Demand drops for low-field scanners follows measures introduced to preserve MR quality

Cuts in the reimbursement level for scans performed at field strengths of less than 1.5T look set to result in far fewer low-field MR examinations in Japan.

During spring 2006, officials at the Ministry of Health, Labour, and Welfare (MHLW) introduced new regulations in an attempt to reduce the total number of MR procedures and raise the quality of imaging services. They were concerned that too many MRI machines are used without a radiologist.

Under the old rules, levels of reimbursement varied according to the body part involved, not the field strength.
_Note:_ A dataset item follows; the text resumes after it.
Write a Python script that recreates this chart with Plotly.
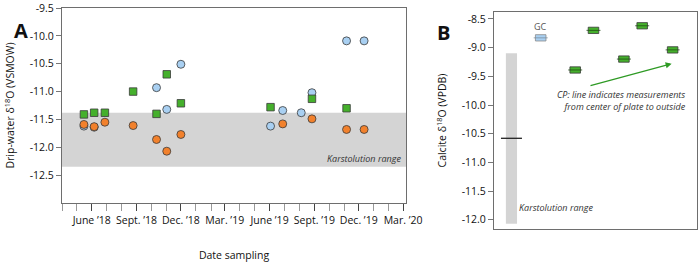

For instance, the rate was 1140 points for a head scan, 1220 for the trunk, and 1160 for the extremities, where one point equaled 10 Yen.

Under the new system, the level is fixed at 1230 points for an examination of any part of the body when a scanner of 1.5T or more is used and at 1080 points below 1.5T. A 13.9% premium now exists for MRI above 1.5T, compared with MRI below 1.5T.

"It is too early to propose any final answers, as everything has just started," said Prof. Hiroshi Fukatsu, a radiologist at Nagoya University Hospital. "The most apparent change so far is that the low-field market is disappearing. But because the threshold of the reimbursement difference is 1.5T, there is no active motivation to purchase 3T instead of 1.5T."

There is a steady demand for 3T among university hospitals, and up to 100 machines may be installed within the next two or three years, but nobody can predict what will happen in the future, he said.

According to Shin Iryo, the monthly Japanese magazine, there were 27 3T MR systems installed in April 2006, compared with only 10 a year earlier.

The comparable figures for 1.5T were 2211 and 1946. In April 2006, there were 819 1T scanners, 758 machines of between 0.7T and 0.5T, and 1780 devices at field strengths under 0.5T, totaling 5595.

"It is too early to get a consensus among radiologists about whether 3T should be the standard technique. The majority of hospital managers are selecting 1.5T because of its cost-effectiveness," Fukatsu said. "I guess that for a hospital manager who has a US$3 million budget for an MRI purchase, he or she should buy two 1.5T systems instead of one 3T machine."

He thinks the new rules will encourage hospital managers to shorten the replacement cycle or buy an additional scanner. This means radiologists can deal with better quality images, and they can have more confidence in their interpretations.

Several uncertain factors could have an impact on clinical practice, including the diagnosis procedure combination (DPC) system, which is currently used to reimburse all hospitals with more than 400 beds.

The DPC system is complex but tends to reward examinations performed on an outpatient basis. The system also encourages hospitals to have a large capacity and throughput.

"3T MRI will increase gradually but not so rapidly because the reimbursement rate is the same as that for 1.5T," said Prof. Hironobu Nakamura, a radiologist from Osaka University Medical School. "Additional points for advanced imaging techniques such as acute brain stroke MRI/CT and coronary artery CT were also requested but not accepted by MHLW this year. We are planning to continue our work in these areas."

Reimbursement for CT has also changed. When multislice CT with more than two slices is used, about 20% more income per study is available. Many hospitals have ordered four-slice CT, which is particularly cost-effective due to the changes, he said.